== DATA EXCERPT ==
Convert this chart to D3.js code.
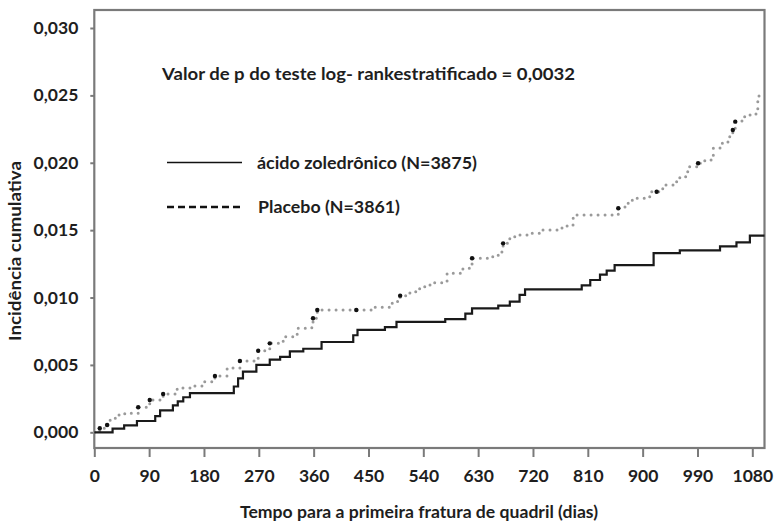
<!DOCTYPE html>
<html>
<head>
<meta charset="utf-8">
<script src="https://cdn.jsdelivr.net/npm/d3@7"></script>
<style>
  html, body { margin: 0; padding: 0; background: #ffffff; }
  svg { display: block; }
  text { font-family: Lato, "Open Sans", sans-serif; font-weight: 700; fill: #1e1e1e; }
</style>
</head>
<body>
<svg id="chart" width="777" height="523"></svg>
<script>
// ---- data ----
const xTicks = [0, 90, 180, 270, 360, 450, 540, 630, 720, 810, 900, 990, 1080];
const yTicks = [0, 0.005, 0.010, 0.015, 0.020, 0.025, 0.030];

const zoledronicDays = [0, 30, 49, 70, 100, 108, 129, 137, 146, 157, 229, 236, 244, 266, 288, 305, 321, 343, 373, 425, 432, 477, 496, 576, 609, 620, 663, 682, 698, 707, 800, 814, 830, 841, 854, 918, 961, 1027, 1054, 1076, 1100];
const zoledronicValues = [0, 0.00027, 0.00052, 0.00084, 0.0012, 0.00163, 0.0020, 0.0023, 0.0026, 0.0029, 0.0034, 0.0040, 0.0045, 0.0050, 0.0054, 0.0056, 0.0060, 0.0062, 0.0067, 0.0072, 0.0076, 0.0078, 0.0082, 0.0084, 0.0088, 0.0092, 0.0094, 0.0097, 0.0102, 0.0106, 0.0109, 0.0113, 0.0117, 0.0120, 0.0124, 0.0133, 0.0135, 0.0138, 0.0141, 0.0146, 0.0146];

const placeboDays = [0, 9, 21, 26, 37, 50, 72, 91, 113, 136, 157, 178, 198, 218, 239, 269, 288, 310, 333, 357, 359, 366, 457, 489, 502, 518, 534, 551, 579, 605, 620, 654, 669, 671, 682, 695, 715, 731, 764, 776, 786, 860, 871, 883, 904, 915, 933, 950, 961, 974, 991, 1002, 1014, 1016, 1027, 1040, 1048, 1052, 1063, 1076, 1086, 1089, 1091];
const placeboValues = [0, 0.0003, 0.00054, 0.00104, 0.00128, 0.00141, 0.00186, 0.0024, 0.00284, 0.00329, 0.00344, 0.00375, 0.00418, 0.00477, 0.00529, 0.00605, 0.0066, 0.00709, 0.00772, 0.00811, 0.00846, 0.00907, 0.00928, 0.0097, 0.01014, 0.01043, 0.0108, 0.0111, 0.0118, 0.01217, 0.01291, 0.01314, 0.01365, 0.01402, 0.01451, 0.01464, 0.01477, 0.01501, 0.01516, 0.01538, 0.01612, 0.01663, 0.0170, 0.01737, 0.01748, 0.01785, 0.01835, 0.0186, 0.01897, 0.01971, 0.01996, 0.0202, 0.02035, 0.02107, 0.02144, 0.02193, 0.02243, 0.02305, 0.02342, 0.02354, 0.02391, 0.02453, 0.02515];

const placeboMarkDays = [9, 21, 72, 91, 113, 198, 239, 269, 288, 359, 366, 430, 502, 620, 671, 860, 923, 991, 1048, 1052];

const seriesNames = ["ácido zoledrônico (N=3875)", "Placebo (N=3861)"];
const annotation = "Valor de p do teste log- rankestratificado = 0,0032";
const xTitle = "Tempo para a primeira fratura de quadril (dias)";
const yTitle = "Incidência cumulativa";

// ---- layout ----
const plotLeft = 94.3, plotRight = 764.5, plotTop = 10, axisY = 448;
const x = d3.scaleLinear().domain([0, 1100]).range([plotLeft, plotRight]);
const y = d3.scaleLinear().domain([0, 0.03]).range([432.3, 28]);

const svg = d3.select("#chart");
const FS = "17.5px";

// frame
svg.append("rect")
  .attr("x", plotLeft).attr("y", plotTop)
  .attr("width", plotRight - plotLeft).attr("height", axisY - plotTop)
  .attr("fill", "none").attr("stroke", "#7a7a7a").attr("stroke-width", 2.2);

// y axis
const yAxis = d3.axisLeft(y).tickValues(yTicks).tickSize(4).tickPadding(12)
  .tickFormat(d => d3.format(".3f")(d).replace(".", ","));
const gy = svg.append("g").attr("transform", `translate(${plotLeft},0)`).call(yAxis);
gy.select(".domain").remove();
gy.selectAll(".tick line").attr("stroke", "#7a7a7a").attr("stroke-width", 2);
gy.selectAll(".tick text").style("font-size", FS).style("font-family", "Lato, sans-serif").style("font-weight", 700).attr("fill", "#1e1e1e");

// x axis
const xAxis = d3.axisBottom(x).tickValues(xTicks).tickSize(9).tickPadding(13)
  .tickFormat(d3.format("d"));
const gx = svg.append("g").attr("transform", `translate(0,${axisY})`).call(xAxis);
gx.select(".domain").remove();
gx.selectAll(".tick line").attr("stroke", "#7a7a7a").attr("stroke-width", 2);
gx.selectAll(".tick text").style("font-size", FS).style("font-family", "Lato, sans-serif").style("font-weight", 700).attr("fill", "#1e1e1e");

// lines
const line = d3.line().curve(d3.curveStepAfter).x(d => x(d[0])).y(d => y(d[1]));
const zolData = zoledronicDays.map((d, i) => [d, zoledronicValues[i]]);
const plaData = placeboDays.map((d, i) => [d, placeboValues[i]]);

svg.append("path").datum(plaData).attr("d", line)
  .attr("fill", "none").attr("stroke", "#9a9a9a").attr("stroke-width", 3)
  .attr("stroke-linecap", "round").attr("stroke-dasharray", "0,7");

function placeboAt(day) {
  let v = 0;
  for (let i = 0; i < placeboDays.length; i++) { if (placeboDays[i] <= day) v = placeboValues[i]; }
  return v;
}
svg.append("g").selectAll("circle").data(placeboMarkDays).join("circle")
  .attr("cx", d => x(d)).attr("cy", d => y(placeboAt(d))).attr("r", 2.2).attr("fill", "#111");

svg.append("path").datum(zolData).attr("d", line)
  .attr("fill", "none").attr("stroke", "#1a1a1a").attr("stroke-width", 2.2);

// annotation
svg.append("text").attr("x", 162).attr("y", 79.5).style("font-size", FS)
  .attr("textLength", 413).attr("lengthAdjust", "spacingAndGlyphs").text(annotation);

// legend
svg.append("line").attr("x1", 167).attr("x2", 242).attr("y1", 162.5).attr("y2", 162.5)
  .attr("stroke", "#111").attr("stroke-width", 1.6);
svg.append("text").attr("x", 257).attr("y", 168.5).style("font-size", FS)
  .attr("textLength", 220).attr("lengthAdjust", "spacingAndGlyphs").text(seriesNames[0]);
svg.append("line").attr("x1", 167).attr("x2", 243).attr("y1", 207).attr("y2", 207)
  .attr("stroke", "#111").attr("stroke-width", 2.6).attr("stroke-dasharray", "7,4");
svg.append("text").attr("x", 258).attr("y", 213).style("font-size", FS)
  .attr("textLength", 142).attr("lengthAdjust", "spacingAndGlyphs").text(seriesNames[1]);

// axis titles
svg.append("text").attr("x", 419).attr("y", 518).attr("text-anchor", "middle")
  .style("font-size", FS).attr("textLength", 358).attr("lengthAdjust", "spacingAndGlyphs").text(xTitle);
svg.append("text").attr("transform", "translate(21,251) rotate(-90)").attr("text-anchor", "middle")
  .style("font-size", FS).attr("textLength", 180).attr("lengthAdjust", "spacingAndGlyphs").text(yTitle);
</script>
</body>
</html>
===
_TASK_. Restate the whole listing above exactly, except for its images.

_WORKED ANSWER_.
Convert this chart to D3.js code.
<!DOCTYPE html>
<html>
<head>
<meta charset="utf-8">
<script src="https://cdn.jsdelivr.net/npm/d3@7"></script>
<style>
  html, body { margin: 0; padding: 0; background: #ffffff; }
  svg { display: block; }
  text { font-family: Lato, "Open Sans", sans-serif; font-weight: 700; fill: #1e1e1e; }
</style>
</head>
<body>
<svg id="chart" width="777" height="523"></svg>
<script>
// ---- data ----
const xTicks = [0, 90, 180, 270, 360, 450, 540, 630, 720, 810, 900, 990, 1080];
const yTicks = [0, 0.005, 0.010, 0.015, 0.020, 0.025, 0.030];

const zoledronicDays = [0, 30, 49, 70, 100, 108, 129, 137, 146, 157, 229, 236, 244, 266, 288, 305, 321, 343, 373, 425, 432, 477, 496, 576, 609, 620, 663, 682, 698, 707, 800, 814, 830, 841, 854, 918, 961, 1027, 1054, 1076, 1100];
const zoledronicValues = [0, 0.00027, 0.00052, 0.00084, 0.0012, 0.00163, 0.0020, 0.0023, 0.0026, 0.0029, 0.0034, 0.0040, 0.0045, 0.0050, 0.0054, 0.0056, 0.0060, 0.0062, 0.0067, 0.0072, 0.0076, 0.0078, 0.0082, 0.0084, 0.0088, 0.0092, 0.0094, 0.0097, 0.0102, 0.0106, 0.0109, 0.0113, 0.0117, 0.0120, 0.0124, 0.0133, 0.0135, 0.0138, 0.0141, 0.0146, 0.0146];

const placeboDays = [0, 9, 21, 26, 37, 50, 72, 91, 113, 136, 157, 178, 198, 218, 239, 269, 288, 310, 333, 357, 359, 366, 457, 489, 502, 518, 534, 551, 579, 605, 620, 654, 669, 671, 682, 695, 715, 731, 764, 776, 786, 860, 871, 883, 904, 915, 933, 950, 961, 974, 991, 1002, 1014, 1016, 1027, 1040, 1048, 1052, 1063, 1076, 1086, 1089, 1091];
const placeboValues = [0, 0.0003, 0.00054, 0.00104, 0.00128, 0.00141, 0.00186, 0.0024, 0.00284, 0.00329, 0.00344, 0.00375, 0.00418, 0.00477, 0.00529, 0.00605, 0.0066, 0.00709, 0.00772, 0.00811, 0.00846, 0.00907, 0.00928, 0.0097, 0.01014, 0.01043, 0.0108, 0.0111, 0.0118, 0.01217, 0.01291, 0.01314, 0.01365, 0.01402, 0.01451, 0.01464, 0.01477, 0.01501, 0.01516, 0.01538, 0.01612, 0.01663, 0.0170, 0.01737, 0.01748, 0.01785, 0.01835, 0.0186, 0.01897, 0.01971, 0.01996, 0.0202, 0.02035, 0.02107, 0.02144, 0.02193, 0.02243, 0.02305, 0.02342, 0.02354, 0.02391, 0.02453, 0.02515];

const placeboMarkDays = [9, 21, 72, 91, 113, 198, 239, 269, 288, 359, 366, 430, 502, 620, 671, 860, 923, 991, 1048, 1052];

const seriesNames = ["ácido zoledrônico (N=3875)", "Placebo (N=3861)"];
const annotation = "Valor de p do teste log- rankestratificado = 0,0032";
const xTitle = "Tempo para a primeira fratura de quadril (dias)";
const yTitle = "Incidência cumulativa";

// ---- layout ----
const plotLeft = 94.3, plotRight = 764.5, plotTop = 10, axisY = 448;
const x = d3.scaleLinear().domain([0, 1100]).range([plotLeft, plotRight]);
const y = d3.scaleLinear().domain([0, 0.03]).range([432.3, 28]);

const svg = d3.select("#chart");
const FS = "17.5px";

// frame
svg.append("rect")
  .attr("x", plotLeft).attr("y", plotTop)
  .attr("width", plotRight - plotLeft).attr("height", axisY - plotTop)
  .attr("fill", "none").attr("stroke", "#7a7a7a").attr("stroke-width", 2.2);

// y axis
const yAxis = d3.axisLeft(y).tickValues(yTicks).tickSize(4).tickPadding(12)
  .tickFormat(d => d3.format(".3f")(d).replace(".", ","));
const gy = svg.append("g").attr("transform", `translate(${plotLeft},0)`).call(yAxis);
gy.select(".domain").remove();
gy.selectAll(".tick line").attr("stroke", "#7a7a7a").attr("stroke-width", 2);
gy.selectAll(".tick text").style("font-size", FS).style("font-family", "Lato, sans-serif").style("font-weight", 700).attr("fill", "#1e1e1e");

// x axis
const xAxis = d3.axisBottom(x).tickValues(xTicks).tickSize(9).tickPadding(13)
  .tickFormat(d3.format("d"));
const gx = svg.append("g").attr("transform", `translate(0,${axisY})`).call(xAxis);
gx.select(".domain").remove();
gx.selectAll(".tick line").attr("stroke", "#7a7a7a").attr("stroke-width", 2);
gx.selectAll(".tick text").style("font-size", FS).style("font-family", "Lato, sans-serif").style("font-weight", 700).attr("fill", "#1e1e1e");

// lines
const line = d3.line().curve(d3.curveStepAfter).x(d => x(d[0])).y(d => y(d[1]));
const zolData = zoledronicDays.map((d, i) => [d, zoledronicValues[i]]);
const plaData = placeboDays.map((d, i) => [d, placeboValues[i]]);

svg.append("path").datum(plaData).attr("d", line)
  .attr("fill", "none").attr("stroke", "#9a9a9a").attr("stroke-width", 3)
  .attr("stroke-linecap", "round").attr("stroke-dasharray", "0,7");

function placeboAt(day) {
  let v = 0;
  for (let i = 0; i < placeboDays.length; i++) { if (placeboDays[i] <= day) v = placeboValues[i]; }
  return v;
}
svg.append("g").selectAll("circle").data(placeboMarkDays).join("circle")
  .attr("cx", d => x(d)).attr("cy", d => y(placeboAt(d))).attr("r", 2.2).attr("fill", "#111");

svg.append("path").datum(zolData).attr("d", line)
  .attr("fill", "none").attr("stroke", "#1a1a1a").attr("stroke-width", 2.2);

// annotation
svg.append("text").attr("x", 162).attr("y", 79.5).style("font-size", FS)
  .attr("textLength", 413).attr("lengthAdjust", "spacingAndGlyphs").text(annotation);

// legend
svg.append("line").attr("x1", 167).attr("x2", 242).attr("y1", 162.5).attr("y2", 162.5)
  .attr("stroke", "#111").attr("stroke-width", 1.6);
svg.append("text").attr("x", 257).attr("y", 168.5).style("font-size", FS)
  .attr("textLength", 220).attr("lengthAdjust", "spacingAndGlyphs").text(seriesNames[0]);
svg.append("line").attr("x1", 167).attr("x2", 243).attr("y1", 207).attr("y2", 207)
  .attr("stroke", "#111").attr("stroke-width", 2.6).attr("stroke-dasharray", "7,4");
svg.append("text").attr("x", 258).attr("y", 213).style("font-size", FS)
  .attr("textLength", 142).attr("lengthAdjust", "spacingAndGlyphs").text(seriesNames[1]);

// axis titles
svg.append("text").attr("x", 419).attr("y", 518).attr("text-anchor", "middle")
  .style("font-size", FS).attr("textLength", 358).attr("lengthAdjust", "spacingAndGlyphs").text(xTitle);
svg.append("text").attr("transform", "translate(21,251) rotate(-90)").attr("text-anchor", "middle")
  .style("font-size", FS).attr("textLength", 180).attr("lengthAdjust", "spacingAndGlyphs").text(yTitle);
</script>
</body>
</html>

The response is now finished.